Uganda looks like a rainbow of saturated colors and bright edges. Banana leaves sharply silhouetted against sky-blue. Sunset claws leaving red streaks above lake Victoria. Yet at the same time, it’s a picture bleached by heat and dust, overwhelmed by green and tawny hues splotched by the colorful chaos of the slum huts.
I know what Uganda feels like to my nose, my ears, my eyes.
I barely know what it tastes like, though.
Like pineapple, yes, so fragrantly sweet its scent can flood a room with mouthwatering speed once slashed open. Like mangoes, which don’t grow during the wet season, and paw-paw, which isn’t really my kind of fruit. Like Charles cutting open a jackfruit just because I mentioned I’d love to taste it.
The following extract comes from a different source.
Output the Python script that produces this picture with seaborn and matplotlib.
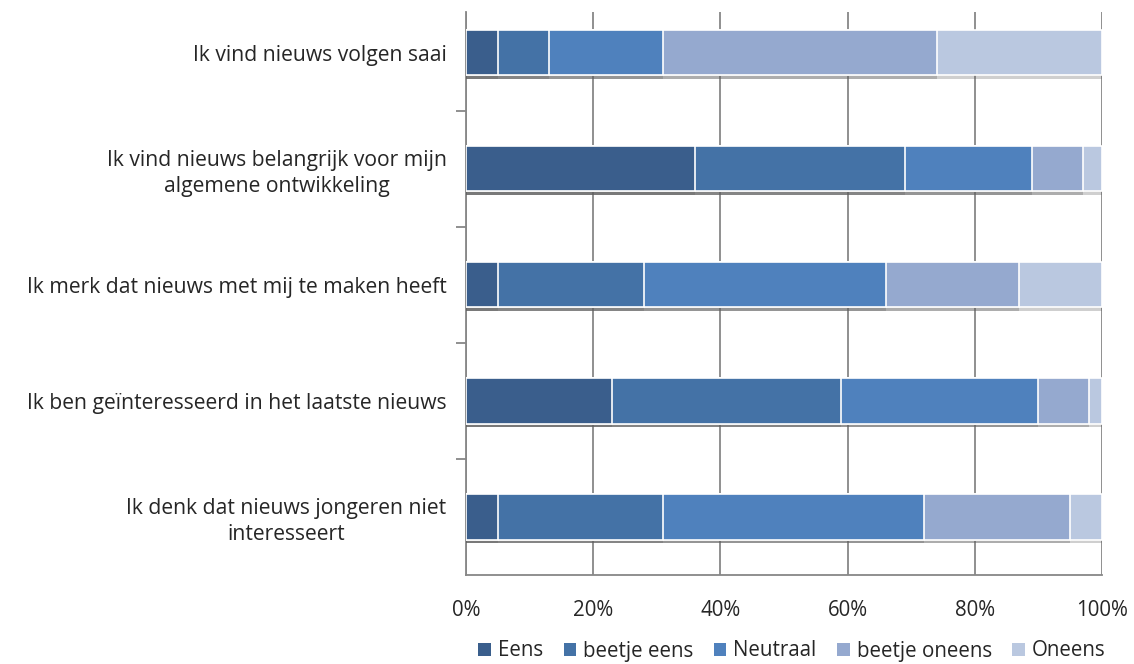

Gotta rub it real well, lest one ends up eating more sticky latex than pulp, sweet pulp of indescribable flavor.
Ineffable, by definition. Our gustatory imagination is incapable of accurately recreating a flavor we’ve never tasted before.
And I haven’t been able to try much of Ugandan food, because I haven’t been living with Ugandans here—but with Italians. And, let me tell you, Italians usually are in an obsessive love relationship with their own food; everything pales in comparison to spaghetti al pesto or any other pasta dish, not to mention cheese or cured sausages. Concerning food, Italians don’t go native—they bring Italy with them, and doggedly refuse to let go.
(Mind, I’m not exactly complaining, only stating a fact; R, you know I love pesto, and that I’m just teasing… It’s all kinda true, though, ahem).
I have been able to try a few things, here and there. Yet, not having tasted all the food myself, I recruited my Ugandan friends for help, so they could tell me about Uganda’s culinary traditions and heritage.
I have given voice to what they’ve told me, but they’re the ones that have made these articles possible. So, to you all, thank you.